En décembre 1881 ouvre l’École normale supérieure de jeunes filles de Sèvres, qui a vocation à former des enseignantes pour les collèges et les lycées féminins, créés l’année précédente par la loi Camille Sée. Les lycées de jeunes filles nouvellement fondés relèvent du système d’enseignement secondaire et non d’un enseignement primaire s’adressant aux enfants du peuple, qui fréquentent l’école communale. Payant et jusqu’alors réservé aux garçons, l’enseignement secondaire possède une fonction de distinction sociale. Le modèle de l’École normale supérieure préparant à exercer dans l’enseignement secondaire féminin est donc à inventer : il doit se distinguer de son pendant masculin, la prestigieuse école de la rue d’Ulm ; il doit aussi différer de celui de l’École normale supérieure d’enseignement primaire établie en 1880 à Fontenay-aux-Roses, elle aussi réservée aux femmes.

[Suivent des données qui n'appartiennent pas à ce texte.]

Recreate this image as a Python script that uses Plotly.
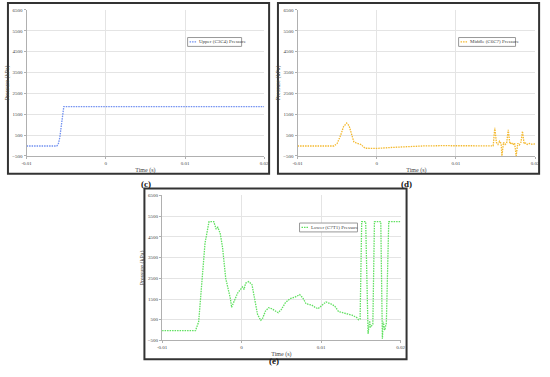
import plotly.graph_objects as go

# ---------------- data ----------------
t_upper = [-0.01, -0.0062, -0.0060, -0.0058, -0.0056, -0.0054, -0.0053, 0.02]
p_upper = [-25, -25, 60, 400, 1000, 1600, 1865, 1865]

t_middle = [-0.01, -0.0054, -0.0050, -0.0046, -0.0042, -0.0038, -0.0035, -0.0032, -0.0029,
            -0.0026, -0.0020, -0.0015, 0.0, 0.002, 0.004, 0.006, 0.008, 0.010, 0.012,
            0.0147, 0.0149, 0.0151, 0.0153, 0.0155, 0.0157, 0.0158, 0.0160, 0.0162, 0.0164,
            0.0166, 0.0168, 0.0170, 0.0172, 0.0174, 0.0176, 0.0178, 0.0180, 0.0182, 0.0184,
            0.0186, 0.0188, 0.0190, 0.0193, 0.0196, 0.0200]
p_middle = [-25, -25, 100, 450, 900, 1075, 950, 550, 180,
            120, 50, -130, -140, -90, -40, -20, -10, -10, -15,
            -15, 850, 150, 50, 200, 100, -500, 150, 50, 120,
            750, 80, 150, 30, 120, -500, 100, 30, 150, 680,
            80, 120, 50, 100, 60, 80]

t_lower = [-0.01, -0.0058, -0.0054, -0.0050, -0.0046, -0.0041, -0.0035, -0.0032, -0.0030,
           -0.0027, -0.0024, -0.0020, -0.0017, -0.0014, -0.00126, -0.0009, -0.0005, 0.0001,
           0.0003, 0.0005, 0.0009, 0.0013, 0.0016, 0.0020, 0.0024, 0.0026, 0.0030, 0.0034,
           0.0038, 0.0042, 0.0046, 0.0050, 0.0055, 0.0061, 0.0067, 0.0073, 0.0077, 0.0081,
           0.0088, 0.0092, 0.0096, 0.0100, 0.0106, 0.0112, 0.0117, 0.0122, 0.0127, 0.0133,
           0.0139, 0.0145, 0.0147, 0.0149, 0.0151, 0.0156, 0.0159, 0.0161, 0.0162, 0.0165,
           0.0167, 0.0175, 0.0177, 0.0178, 0.0180, 0.0182, 0.0185, 0.0200]
p_lower = [-30, -30, 400, 2200, 4200, 5230, 5230, 4870, 4960,
           4680, 4000, 2500, 2000, 1500, 1100, 1400, 1790, 2080,
           1960, 2260, 2340, 2200, 1550, 760, 470, 530, 920, 1080,
           1030, 920, 840, 1000, 1320, 1520, 1590, 1710, 1550, 1270,
           1210, 1110, 1030, 1160, 1360, 1270, 1160, 890, 840, 800,
           720, 600, 500, 530, 5230, 5230, -180, 450, 130, 290,
           5230, 5230, -420, 400, 0, 350, 5230, 5230]

x_ticks = [-0.01, 0, 0.01, 0.02]
x_ticklabels = ["-0.01", "0", "0.01", "0.02"]
y_ticks = [-500, 500, 1500, 2500, 3500, 4500, 5500, 6500]

W, H = 550, 377
FONT = "Liberation Serif"
DASH = "1.5px,1px"

def px(x):
    return x / W

def py(y):
    return 1 - y / H

fig = go.Figure()

panels = [
    dict(t=t_upper, p=p_upper, name="Upper (C3C4) Pressure", color="#6f8ff0",
         xd=(22, 264), yd=(8, 156), leg=(186, 36, 241, 45)),
    dict(t=t_middle, p=p_middle, name="Middle (C6C7) Pressure", color="#f4b92e",
         xd=(298, 540), yd=(8, 156), leg=(462, 36, 520, 45)),
    dict(t=t_lower, p=p_lower, name="Lower (C7T1) Pressure", color="#5fe05f",
         xd=(160, 403), yd=(196, 343), leg=(300, 224, 359, 233)),
]

layout_axes = {}
shapes = []
annotations = []
for i, pn in enumerate(panels):
    sfx = "" if i == 0 else str(i + 1)
    fig.add_trace(go.Scatter(
        x=pn["t"], y=pn["p"], mode="lines", name=pn["name"],
        line=dict(color=pn["color"], width=1.3, dash=DASH),
        xaxis="x" + sfx, yaxis="y" + sfx, showlegend=False,
    ))
    layout_axes["xaxis" + sfx] = dict(
        domain=[px(pn["xd"][0]), px(pn["xd"][1])], anchor="y" + sfx,
        range=[-0.01, 0.02], tickvals=x_ticks, ticktext=x_ticklabels,
        showgrid=True, gridcolor="#e4e4e4", gridwidth=1, zeroline=False,
        showline=True, linecolor="#b0b0b0", linewidth=1,
        ticks="outside", ticklen=2, tickcolor="#b0b0b0",
        tickfont=dict(family=FONT, size=5, color="#444"),
        title=dict(text="Time (s)", font=dict(family=FONT, size=6, color="#444"), standoff=2),
    )
    layout_axes["yaxis" + sfx] = dict(
        domain=[py(pn["yd"][1]), py(pn["yd"][0])], anchor="x" + sfx,
        range=[-500, 6500], tickvals=y_ticks,
        showgrid=True, gridcolor="#e4e4e4", gridwidth=1, zeroline=False,
        showline=True, linecolor="#b0b0b0", linewidth=1,
        ticks="outside", ticklen=2, tickcolor="#b0b0b0",
        tickfont=dict(family=FONT, size=5, color="#444"),
        title=dict(text="Pressure (kPa)", font=dict(family=FONT, size=6, color="#444"), standoff=2),
    )
    lx0, ly0, lx1, ly1 = pn["leg"]
    ym = (ly0 + ly1) / 2
    shapes.append(dict(type="rect", xref="paper", yref="paper",
                       x0=px(lx0), x1=px(lx1), y0=py(ly1), y1=py(ly0),
                       fillcolor="white", line=dict(color="#999", width=1), layer="above"))
    shapes.append(dict(type="line", xref="paper", yref="paper",
                       x0=px(lx0 + 2), x1=px(lx0 + 9), y0=py(ym), y1=py(ym),
                       line=dict(color=pn["color"], width=1.2, dash=DASH), layer="above"))
    annotations.append(dict(text=pn["name"], x=px(lx0 + 10), y=py(ym), xref="paper", yref="paper",
                            xanchor="left", yanchor="middle", showarrow=False,
                            font=dict(family=FONT, size=5, color="#444")))

boxes = [(3, 1, 269, 174), (278, 1, 544, 174), (142, 189, 409, 362)]
shapes += [dict(type="rect", xref="paper", yref="paper",
                x0=px(b[0]), x1=px(b[2]), y0=py(b[3]), y1=py(b[1]),
                line=dict(color="#333", width=2)) for b in boxes]

labels = [("(c)", 136, 184), ("(d)", 417, 184), ("(e)", 274, 371)]
annotations += [dict(text="<b>%s</b>" % s, x=px(x), y=py(y), xref="paper", yref="paper",
                     showarrow=False, font=dict(family=FONT, size=9, color="#111"))
                for s, x, y in labels]

fig.update_layout(
    width=W, height=H, margin=dict(l=0, r=0, t=0, b=0),
    paper_bgcolor="white", plot_bgcolor="white",
    shapes=shapes, annotations=annotations,
    **layout_axes,
)

fig.write_html(
    "out.html",
    config={"displayModeBar": False, "staticPlot": True},
    post_script=("document.documentElement.style.margin='0';"
                 "document.documentElement.style.padding='0';"
                 "document.body.style.margin='0';document.body.style.padding='0';"
                 "document.body.style.overflow='hidden';"
                 "document.documentElement.style.overflow='hidden';"),
)
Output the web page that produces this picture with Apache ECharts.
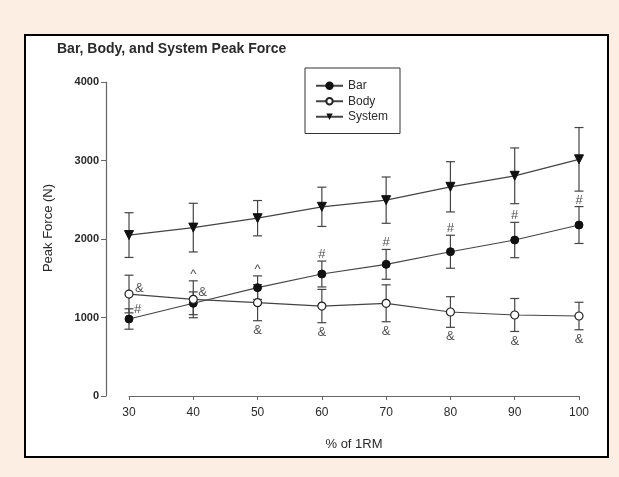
<!DOCTYPE html>
<html>
<head>
<meta charset="utf-8">
<script src="https://cdn.jsdelivr.net/npm/echarts@6/dist/echarts.min.js"></script>
<style>
html,body{margin:0;padding:0;background:#fdeee4;}
#c{width:619px;height:477px;}
</style>
</head>
<body>
<div id="c"></div>
<script>
// ---- data ----
const pct = [30, 40, 50, 60, 70, 80, 90, 100];
const barForce = [981, 1181, 1380, 1554, 1677, 1838, 1987, 2178];
const barErr = [130, 145, 150, 165, 190, 210, 225, 235];
const bodyForce = [1299, 1232, 1189, 1146, 1181, 1070, 1032, 1019];
const bodyErr = [240, 235, 230, 212, 235, 195, 210, 175];
const systemForce = [2050, 2145, 2265, 2410, 2495, 2665, 2805, 3015];
const systemErr = [285, 310, 225, 250, 295, 320, 355, 405];
const barNote = ['#', '^', '^', '#', '#', '#', '#', '#'];
const bodyNote = ['&', '&', '&', '&', '&', '&', '&', '&'];
const yTicks = [0, 1000, 2000, 3000, 4000];
const xTicks = [30, 40, 50, 60, 70, 80, 90, 100];

const FONT = '"Liberation Sans", Arial, sans-serif';
const INK = '#2a2a2a';

function errSeries(vals, errs, name) {
  return {
    type: 'custom', name: name + ' err', z: 2, silent: true,
    data: pct.map((x, i) => [x, vals[i] - errs[i], vals[i] + errs[i]]),
    renderItem: function (params, api) {
      const lo = api.coord([api.value(0), api.value(1)]);
      const hi = api.coord([api.value(0), api.value(2)]);
      const hw = 4.5;
      const st = { stroke: '#444', lineWidth: 1.2 };
      return {
        type: 'group',
        children: [
          { type: 'line', shape: { x1: lo[0], y1: lo[1], x2: hi[0], y2: hi[1] }, style: st },
          { type: 'line', shape: { x1: lo[0] - hw, y1: lo[1], x2: lo[0] + hw, y2: lo[1] }, style: st },
          { type: 'line', shape: { x1: hi[0] - hw, y1: hi[1], x2: hi[0] + hw, y2: hi[1] }, style: st }
        ]
      };
    }
  };
}

// annotation anchors (placement rules in code)
const noteItems = [];
pct.forEach((x, i) => {
  const bt = barNote[i];
  if (i === 0) {
    noteItems.push({ value: [x, barForce[i] + barErr[i]], label: { position: 'right', distance: 5, offset: [0, 1] }, t: bt });
  } else if (bt === '^' && i === 1) {
    noteItems.push({ value: [x, bodyForce[i] + bodyErr[i]], label: { position: 'top', distance: 0 }, t: bt });
  } else {
    noteItems.push({ value: [x, barForce[i] + barErr[i]], label: { position: 'top', distance: 0 }, t: bt });
  }
  const ot = bodyNote[i];
  if (i === 0) {
    noteItems.push({ value: [x, bodyForce[i]], label: { position: 'right', distance: 6, offset: [0, -6] }, t: ot });
  } else if (i === 1) {
    noteItems.push({ value: [x, bodyForce[i]], label: { position: 'right', distance: 5, offset: [0, -7] }, t: ot });
  } else {
    noteItems.push({ value: [x, bodyForce[i] - bodyErr[i]], label: { position: 'bottom', distance: 3 }, t: ot });
  }
});

const chart = echarts.init(document.getElementById('c'), null, { renderer: 'canvas' });
chart.setOption({
  backgroundColor: '#fdeee4',
  animation: false,
  textStyle: { fontFamily: FONT },
  graphic: [{
    type: 'rect', z: -10, silent: true,
    shape: { x: 25, y: 35, width: 583, height: 422 },
    style: { fill: '#ffffff', stroke: '#000', lineWidth: 2 }
  }],
  title: {
    text: 'Bar, Body, and System Peak Force',
    left: 57, top: 42, padding: 0,
    textStyle: { fontFamily: FONT, fontSize: 14, fontWeight: 'bold', color: INK }
  },
  legend: {
    data: ['Bar', 'Body', 'System'],
    orient: 'vertical', left: 305, top: 68,
    borderColor: '#333', borderWidth: 1, borderRadius: 0,
    padding: [11, 12, 10, 10], itemGap: 2, itemWidth: 27, itemHeight: 8,
    textStyle: { fontFamily: FONT, fontSize: 12, color: INK, lineHeight: 13.5 },
    selectedMode: false
  },
  grid: { left: 129, right: 40, top: 82, bottom: 81, containLabel: false },
  xAxis: {
    type: 'value', min: 30, max: 100, interval: 10,
    name: '% of 1RM', nameLocation: 'middle', nameGap: 42,
    nameTextStyle: { fontFamily: FONT, fontSize: 13, color: INK },
    axisLine: { lineStyle: { color: '#666', width: 1.2 } },
    axisTick: { length: 4, lineStyle: { color: '#666' } },
    axisLabel: { fontFamily: FONT, fontSize: 12, color: INK, margin: 11,
      formatter: v => xTicks.includes(v) ? String(v) : '' },
    splitLine: { show: false }
  },
  yAxis: {
    type: 'value', min: 0, max: 4000, interval: 1000, offset: 23,
    name: 'Peak Force (N)', nameLocation: 'middle', nameGap: 51,
    nameTextStyle: { fontFamily: FONT, fontSize: 13, color: INK, padding: [0, 0, 0, 22] },
    axisLine: { show: true, lineStyle: { color: '#666', width: 1.2 } },
    axisTick: { show: true, length: 5, lineStyle: { color: '#666' } },
    axisLabel: { fontFamily: FONT, fontSize: 11, fontWeight: 'bold', color: INK, margin: 7,
      formatter: v => yTicks.includes(v) ? String(v) : '' },
    splitLine: { show: false }
  },
  series: [
    errSeries(systemForce, systemErr, 'System'),
    errSeries(bodyForce, bodyErr, 'Body'),
    errSeries(barForce, barErr, 'Bar'),
    {
      name: 'System', type: 'line', z: 4,
      data: pct.map((x, i) => [x, systemForce[i]]),
      symbol: 'triangle', symbolRotate: 180, symbolSize: 9,
      lineStyle: { color: '#444', width: 1.2 },
      itemStyle: { color: '#111', borderColor: '#111' }
    },
    {
      name: 'Bar', type: 'line', z: 5,
      data: pct.map((x, i) => [x, barForce[i]]),
      symbol: 'circle', symbolSize: 8,
      lineStyle: { color: '#444', width: 1.2 },
      itemStyle: { color: '#111', borderColor: '#111', borderWidth: 1 }
    },
    {
      name: 'Body', type: 'line', z: 5,
      data: pct.map((x, i) => [x, bodyForce[i]]),
      symbol: 'circle', symbolSize: 8,
      lineStyle: { color: '#444', width: 1.2 },
      itemStyle: { color: '#fff', borderColor: '#222', borderWidth: 1.2 }
    },
    {
      name: 'notes', type: 'scatter', z: 6, silent: true,
      symbolSize: 0.1,
      itemStyle: { color: 'rgba(0,0,0,0)' },
      data: noteItems.map(n => ({ value: n.value, t: n.t, label: n.label })),
      label: {
        show: true, fontFamily: FONT, fontSize: 13, color: '#222',
        formatter: p => p.data.t
      }
    }
  ]
});
</script>
</body>
</html>
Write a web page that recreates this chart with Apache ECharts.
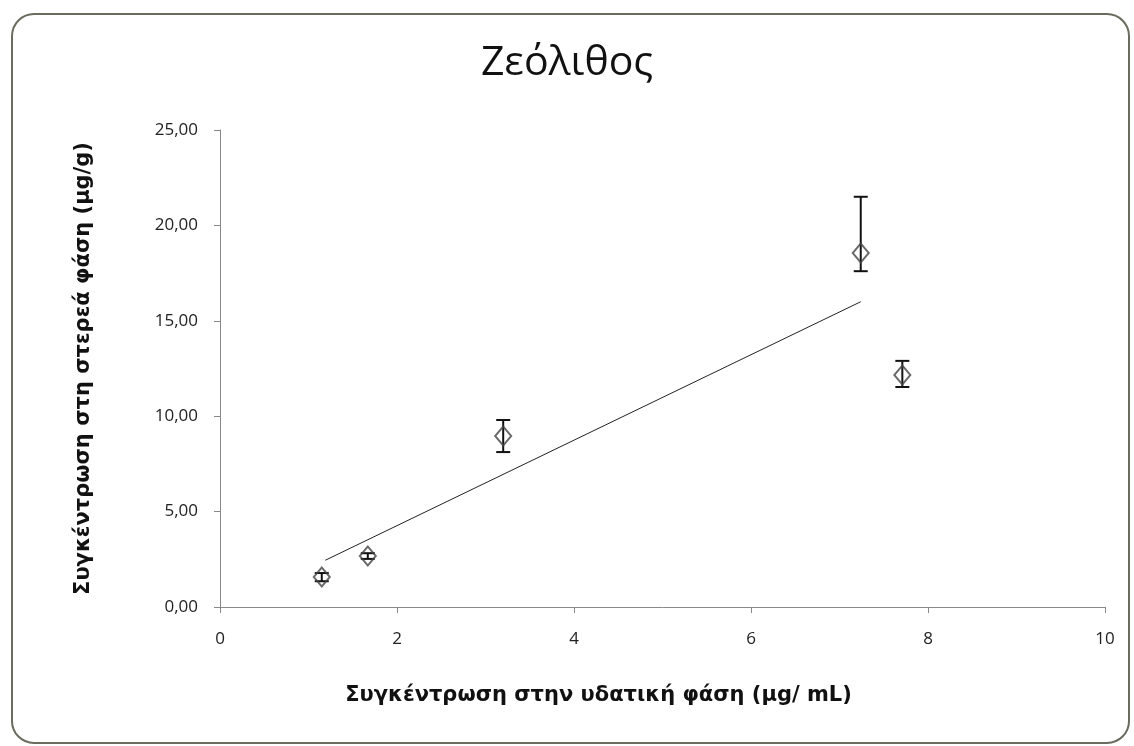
<!DOCTYPE html>
<html>
<head>
<meta charset="utf-8">
<script src="https://cdn.jsdelivr.net/npm/echarts@6/dist/echarts.min.js"></script>
<style>
  html, body { margin: 0; padding: 0; background: #fff; }
  #main { width: 1134px; height: 746px; }
</style>
</head>
<body>
<div id="main"></div>
<script>
// data
const xValues = [1.15, 1.67, 3.2, 7.24, 7.71];
const yValues = [1.57, 2.67, 8.96, 18.55, 12.16];
const errLow = [1.35, 2.52, 8.12, 17.6, 11.53];
const errHigh = [1.78, 2.82, 9.8, 21.5, 12.9];
const trendX = [1.19, 7.24];
const trendY = [2.45, 16.0];
const yTicks = [0, 5, 10, 15, 20, 25];

const points = xValues.map((x, i) => [x, yValues[i]]);
const errors = xValues.map((x, i) => [x, errLow[i], errHigh[i]]);
const trend = trendX.map((x, i) => [x, trendY[i]]);

let myChart = echarts.init(document.getElementById("main"));
myChart.setOption({
  backgroundColor: "#fff",
  animation: false,
  title: {
    text: "Ζεόλιθος",
    left: "center",
    top: 38,
    textStyle: { fontFamily: "Open Sans", fontSize: 41, fontWeight: "normal", color: "#111" },
  },
  graphic: [
    {
      type: "rect",
      shape: { x: 12, y: 14, width: 1117, height: 729, r: 22 },
      style: { fill: "none", stroke: "#6b6b60", lineWidth: 2 },
      z: -1,
    },
  ],
  grid: { left: 220, right: 29, top: 130, bottom: 139 },
  xAxis: {
    type: "value",
    min: 0,
    max: 10,
    interval: 2,
    splitLine: { show: false },
    axisLine: { lineStyle: { color: "#888" } },
    axisTick: { show: true, inside: false, length: 6, lineStyle: { color: "#888" } },
    axisLabel: { color: "#222", fontSize: 17, margin: 24, fontFamily: "Open Sans" },
    name: "Συγκέντρωση στην υδατική φάση (μg/ mL)",
    nameLocation: "middle",
    nameGap: 78,
    nameTextStyle: {
      fontFamily: "DejaVu Sans",
      fontSize: 21,
      fontWeight: "bold",
      color: "#111",
      padding: [0, 128, 0, 0],
    },
  },
  yAxis: {
    type: "value",
    min: 0,
    max: 25,
    interval: 5,
    splitLine: { show: false },
    axisLine: { show: true, lineStyle: { color: "#888" } },
    axisTick: { show: true, length: 6, lineStyle: { color: "#888" } },
    axisLabel: {
      color: "#222",
      fontSize: 17,
      margin: 22,
      fontFamily: "Open Sans",
      formatter: (v) => (yTicks.indexOf(v) >= 0 ? v.toFixed(2).replace(".", ",") : ""),
    },
    name: "Συγκέντρωση στη στερεά φάση (μg/g)",
    nameLocation: "middle",
    nameGap: 126,
    nameTextStyle: { fontFamily: "DejaVu Sans", fontSize: 21, fontWeight: "bold", color: "#111" },
  },
  series: [
    {
      type: "line",
      data: trend,
      symbol: "none",
      lineStyle: { color: "#222", width: 1 },
      z: 1,
    },
    {
      type: "custom",
      data: errors,
      z: 3,
      renderItem: function (params, api) {
        const x = api.value(0);
        const lo = api.coord([x, api.value(1)]);
        const hi = api.coord([x, api.value(2)]);
        const w = 7;
        const style = { stroke: "#111", lineWidth: 2 };
        return {
          type: "group",
          children: [
            { type: "line", shape: { x1: lo[0], y1: lo[1], x2: hi[0], y2: hi[1] }, style: style },
            { type: "line", shape: { x1: lo[0] - w, y1: lo[1], x2: lo[0] + w, y2: lo[1] }, style: style },
            { type: "line", shape: { x1: hi[0] - w, y1: hi[1], x2: hi[0] + w, y2: hi[1] }, style: style },
          ],
        };
      },
    },
    {
      type: "scatter",
      data: points,
      symbol: "diamond",
      symbolSize: [16, 19],
      itemStyle: { color: "rgba(255,255,255,0)", borderColor: "#444", borderWidth: 2 },
      z: 4,
    },
  ],
});
</script>
</body>
</html>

Extraite de la collection de carte postale de l’ENS
L’école de Sèvres se présente comme un lieu d’innovation : on y confiera les enseignements aux plus éminents spécialistes de leur domaine, des universitaires habitués à exercer dans les meilleures institutions parisiennes d’enseignement supérieur, pour un public masculin. Cependant, ni les futures enseignantes ni leurs élèves n’apprendront le latin, du moins pas à cette période : leur bagage littéraire se concentrera sur le français mais, dans ce domaine, les Sévriennes devront être hautement qualifiées. C’est pourquoi, à la différence du cursus de lettres fondé sur les humanités (qu’on qualifierait aujourd’hui de « classiques »), suivi par les hommes, l’étude de la grammaire française s’y fait en dehors de tout enseignement du latin. D’autre part, rompant avec le traditionnel intitulé des chaires universitaires du type Langue et littérature, que celles-ci soient latines, grecques ou encore françaises, comme c’est le cas rue d’Ulm, le cours de Langue française de Sèvres est indépendant du cours de littérature. Les élèves de l’école de Fontenay-aux-Roses, quant à elles, ont un cours dédié à la littérature française, mais pas à la langue : son enseignement y est réduit à des conférences ponctuelles, qui ne justifient pas la création d’un poste particulier.

Photo extraite de Le Cinquantenaire de l’École de Sèvres. 1881-1931, Paris, Printory Serge Lapina.
Le premier maître de conférences en Langue française à Sèvres est le romaniste Arsène Darmesteter, qui enseigne alors parallèlement rue d’Ulm, à la Sorbonne et à l’École pratique des hautes études. Après son décès prématuré en 1888, ses notes de cours aux Sévriennes sont éditées de manière posthume en tant que Cours de grammaire historique de la langue française. Il est remplacé par un collègue à l’orientation plus littéraire : Louis Petit de Julleville. Néanmoins, après la mort de ce dernier en 1900 et jusqu’en 1925, le poste est occupé par Ferdinand Brunot, qui dédie justement à ses élèves de Sèvres son ouvrage La Pensée et la langue. Méthode, principes et plan d’une théorie nouvelle du langage appliquée au français, paru en 1922.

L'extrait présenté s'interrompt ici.